Officials from countries in the bloc signed the framework text into law without any further deliberation, the Council of European Union said in a statement released on October 5.
MiCA is a culmination of political outlines set out in June seeking to have a comprehensive crypto legislative text covering the region. Notably, the framework is guided by the goal of protecting consumers and fighting crypto-related crimes like money laundering.
MiCA specific provisions
Some of the specific clauses in the draft laws require entities in the industry to reveal the identity of consumers making crypto payments using assets like Bitcoin (BTC). Furthermore, MiCA outlines the regulation of crypto wallets and exchanges alongside imposing reserve requirements for players interested in issuing stablecoins across the bloc.
“Offerers or persons seeking admission to trading of algorithmic crypto assets that do not aim at stabilizing the value of the crypto assets by referencing one or several assets should in any event comply with Title II of this Regulation,” the draft read.
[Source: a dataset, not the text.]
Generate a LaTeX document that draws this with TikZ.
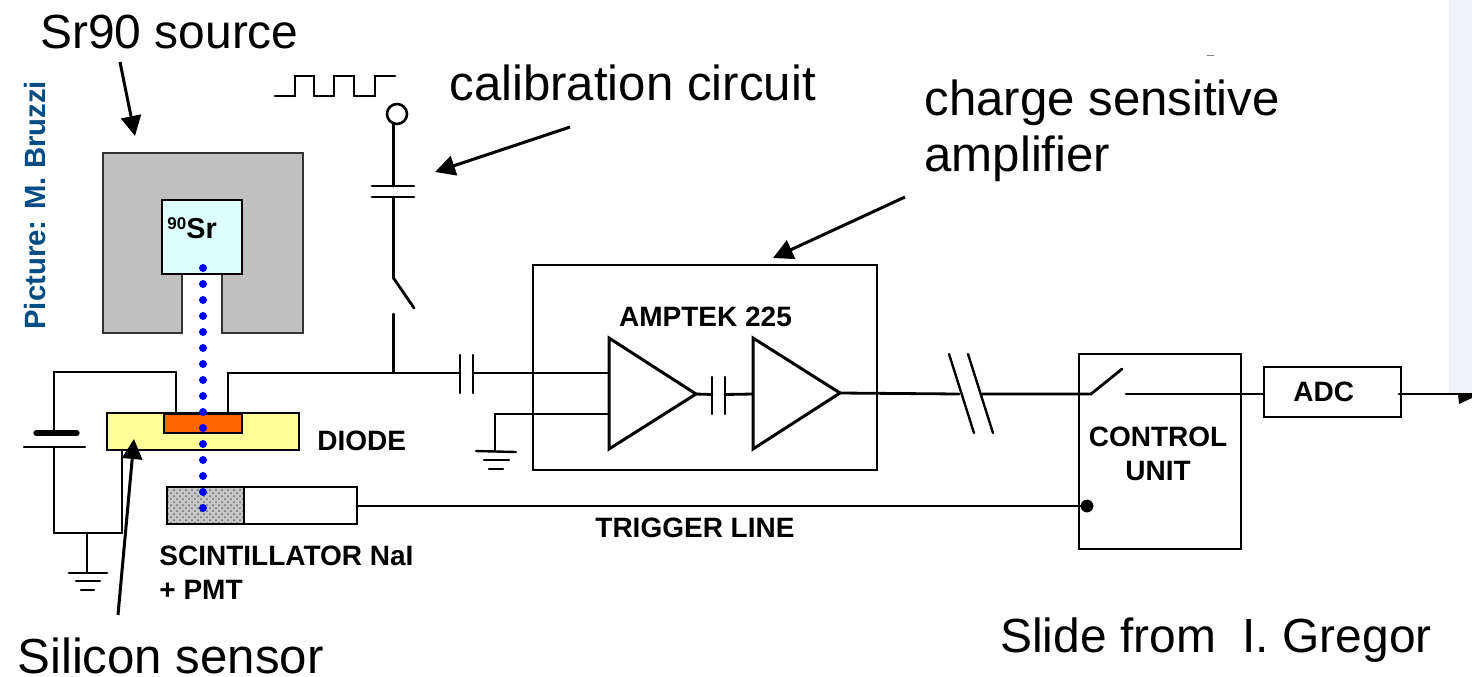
\documentclass[tikz,border=0pt]{standalone}
\usepackage{fontspec}
\setmainfont{Liberation Sans}
\usetikzlibrary{arrows.meta,patterns}
\definecolor{panel}{HTML}{F0F1F7}
\definecolor{shield}{HTML}{C0C0C0}
\definecolor{srcfill}{HTML}{DDFFFF}
\definecolor{diodefill}{HTML}{FFFF99}
\definecolor{implant}{HTML}{FF6600}
\definecolor{credit}{HTML}{004C84}
\tikzset{
  wire/.style={draw=black,line width=1.4pt,line cap=round,line join=miter},
  boxnode/.style={draw=black,line width=1.35pt,inner sep=0pt,outer sep=0pt},
  big/.style={inner sep=0pt,anchor=base west,font=\fontsize{24.6pt}{27pt}\selectfont,text=black},
  bigb/.style={inner sep=0pt,anchor=base west,font=\fontsize{23.95pt}{27pt}\selectfont,text=black},
  lab/.style={inner sep=0pt,anchor=base west,font=\fontsize{14pt}{16pt}\selectfont\bfseries,text=black},
  labc/.style={inner sep=0pt,anchor=base,font=\fontsize{14pt}{16pt}\selectfont\bfseries,text=black},
  pointer/.style={draw=black,line width=1.5pt,-{Triangle[length=10pt,width=10pt]}},
  beamdot/.style={circle,fill=blue,inner sep=0pt,minimum size=4pt},
  bar/.style={draw=black,line width=1.2pt,line cap=round},
  amp/.style={draw=black,line width=1.5pt,line join=miter}
}
\begin{document}
\begin{tikzpicture}[x=0.5pt,y=-0.5pt]
\useasboundingbox (0,0) rectangle (1472,676);
\fill[white] (0,0) rectangle (1472,676);
\fill[panel] (1449,0) rectangle (1472,394);
\draw[gray,line width=0.5pt] (1207,55) -- (1214,55);

% source and shield
\draw[fill=shield,draw=black!80,line width=1.35pt] (103,153) -- (303,153) -- (303,333) -- (222,333) -- (222,274) -- (182,274) -- (182,333) -- (103,333) -- cycle;
\node[boxnode,fill=srcfill,minimum width=40pt,minimum height=37pt] (src) at (202,237) {};
\node[inner sep=0pt,anchor=base west] (srlabel) at (167,238) {\raisebox{4.2pt}{\fontsize{8.5pt}{9pt}\selectfont\bfseries 90}\fontsize{14.4pt}{16pt}\selectfont\bfseries Sr};

% diode
\node[boxnode,fill=diodefill,minimum width=96pt,minimum height=18.5pt] (diode) at (203,431.5) {};
\node[boxnode,fill=implant,minimum width=39pt,minimum height=9.5pt] (impl) at (203,423.5) {};
\node[lab] (diodelabel) at (317,450) {DIODE};

% scintillator
\node[boxnode,fill=white,minimum width=95pt,minimum height=18.5pt] (pmt) at (262,505.5) {};
\fill[gray!45] (167,487) rectangle (244,524);
\fill[pattern=crosshatch dots,pattern color=gray!85!black] (167,487) rectangle (244,524);
\node[boxnode,minimum width=38.5pt,minimum height=18.5pt] (scint) at (205.5,505.5) {};
\node[boxnode,minimum width=95pt,minimum height=18.5pt] (pmtframe) at (262,505.5) {};
\node[lab] (scintlabel) at (159,565) {SCINTILLATOR NaI};
\node[lab] (pmtlabel) at (159,599) {+ PMT};

% beam
\foreach \i in {0,...,15} {\node[beamdot] (beam\i) at (203,{268+16*\i}) {};}

% bias circuit
\coordinate (bt) at (54,372);
\coordinate (ntop) at (176,372);
\coordinate (nd) at (176,413);
\coordinate (pl1) at (54,433);
\coordinate (pl2) at (54,447);
\coordinate (bb) at (54,533);
\coordinate (gj) at (87,533);
\coordinate (br) at (122,533);
\coordinate (dl) at (122,450);
\coordinate (g1) at (87,572);
\draw[wire] (nd) -- (ntop) -- (bt) -- (pl1);
\draw[draw=black,line width=2.6pt,line cap=round] (36,433) -- (77,433);
\draw[bar] (24,447) -- (85,447);
\draw[wire] (pl2) -- (bb) -- (br) -- (dl);
\draw[wire] (gj) -- (g1);
\draw[bar] (69,573) -- (107,573);
\draw[bar] (76,581) -- (100,581);
\draw[bar] (81,590) -- (94,590);

% signal line
\coordinate (nr) at (228,413);
\coordinate (sigc) at (228,373);
\coordinate (junc) at (393.5,373);
\coordinate (c1l) at (460,373);
\coordinate (c1r) at (473,373);
\draw[wire] (nr) -- (sigc) -- (junc) -- (c1l);
\draw[bar] (460,355) -- (460,393);
\draw[bar] (473,355) -- (473,393);

% calibration branch
\draw[wire,line join=miter] (275,96) -- (295,96) -- (295,76) -- (314,76) -- (314,96) -- (334,96) -- (334,76) -- (354,76) -- (354,96) -- (375,96) -- (375,76) -- (395,76);
\node[draw=black,circle,line width=1.3pt,minimum size=10pt,inner sep=0pt] (calin) at (397,114) {};
\coordinate (c2t) at (393.5,186);
\coordinate (c2b) at (393.5,197);
\coordinate (sw1) at (393.5,278);
\coordinate (sw2) at (414,308);
\coordinate (sw3) at (393.5,314);
\draw[wire] (393.5,124) -- (c2t);
\draw[bar,line width=1.4pt] (372,186) -- (414,186);
\draw[bar,line width=1.4pt] (372,197) -- (414,197);
\draw[wire] (c2b) -- (sw1) -- (sw2);
\draw[wire] (sw3) -- (junc);

% amplifier
\node[boxnode,minimum width=172pt,minimum height=102.5pt] (ampbox) at (705,367.5) {};
\node[labc] (amplabel) at (705.5,326) {AMPTEK 225};
\coordinate (a1i) at (609,373);
\coordinate (a1g) at (609,414);
\coordinate (a1o) at (696,394);
\coordinate (a2i) at (753,394);
\coordinate (a2o) at (840,393);
\coordinate (gnd2) at (495,414);
\coordinate (gnd2b) at (495,451);
\draw[amp] (609,338) -- (609,449) -- (a1o) -- cycle;
\draw[amp] (753,338) -- (753,449) -- (a2o) -- cycle;
\draw[wire] (c1r) -- (a1i);
\draw[wire] (a1g) -- (gnd2) -- (gnd2b);
\draw[bar] (476,451) -- (516,452);
\draw[bar] (484,460) -- (509,460);
\draw[bar] (489,469) -- (503,469);
\draw[wire] (a1o) -- (712,394.5);
\draw[bar] (712,377) -- (712,414);
\draw[bar] (725,377) -- (725,414);
\draw[wire] (725,394.5) -- (a2i);

% output, break, control unit
\coordinate (br1) at (959,394);
\coordinate (br2) at (982,394);
\draw[wire] (a2o) -- (br1);
\draw[bar] (949,354) -- (974,433);
\draw[bar] (968,354) -- (993,433);
\node[boxnode,minimum width=81pt,minimum height=97.5pt] (ctrl) at (1160,451.5) {};
\node[labc] (ctrl1) at (1158,446) {CONTROL};
\node[labc] (ctrl2) at (1158,480) {UNIT};
\coordinate (s1) at (1091,394);
\coordinate (s2) at (1122,369);
\coordinate (s3) at (1126,394);
\draw[wire] (br2) -- (s1) -- (s2);
\node[boxnode,minimum width=68.5pt,minimum height=25pt] (adc) at (1332.5,392) {};
\node[lab] (adclabel) at (1293,401) {ADC};
\draw[wire] (s3) -- (1264,394);
\coordinate (outend) at (1472,394);
\draw[wire] (1399,394) -- (outend);
\fill[black] (1458,394) -- (1472,394) -- (1472,398) -- (1459,404) -- cycle;

% trigger
\node[circle,fill=black,minimum size=6.4pt,inner sep=0pt] (trigdot) at (1087,506) {};
\draw[wire] (357,506) -- (trigdot.center);
\node[lab] (triglabel) at (595,537) {TRIGGER LINE};

% annotation labels
\node[bigb] (t1) at (40,48) {Sr90 source};
\node[big] (t2) at (449,100) {calibration circuit};
\node[big] (t3) at (924,115) {charge sensitive};
\node[big] (t4) at (924,171) {amplifier};
\node[big] (t5) at (17,673) {Silicon sensor};
\node[bigb] (t6) at (1000,652) {Slide from\ \ I. Gregor};
\node[rotate=90,inner sep=0pt,anchor=base west,text=credit,font=\fontsize{14.65pt}{16pt}\selectfont\bfseries] (t7) at (46,330) {Picture: M. Bruzzi};

% pointers
\coordinate (p1a) at (120,62);
\coordinate (p1b) at (135,136);
\coordinate (p2a) at (570,127);
\coordinate (p2b) at (435,172);
\coordinate (p3a) at (905,197);
\coordinate (p3b) at (773,258);
\coordinate (p4a) at (118,615);
\coordinate (p4b) at (134,439);
\draw[pointer] (p1a) -- (p1b);
\draw[pointer] (p2a) -- (p2b);
\draw[pointer] (p3a) -- (p3b);
\draw[pointer] (p4a) -- (p4b);
\end{tikzpicture}
\end{document}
Notably, the lack of deliberations in signing the text comes after fears emerged, alluding that MiCA might limit trading U.S. dollar-denominated stablecoins within the EU.
Publishing white papers
It is worth noting that a recently leaked draft showed that the EU officials were also proposing to have issuers of cryptocurrencies publish white papers detailing the technical roadmaps for platforms to register with the relevant authorities.
Overall, the draft law calls on EU member states to “adopt a substance over form approach under which the features of the asset in question should determine the qualification, not its designation by the users.”
After the initial agreement, the text is set to be presented before the European Parliament for gazettement. The law will likely be applied by 2024.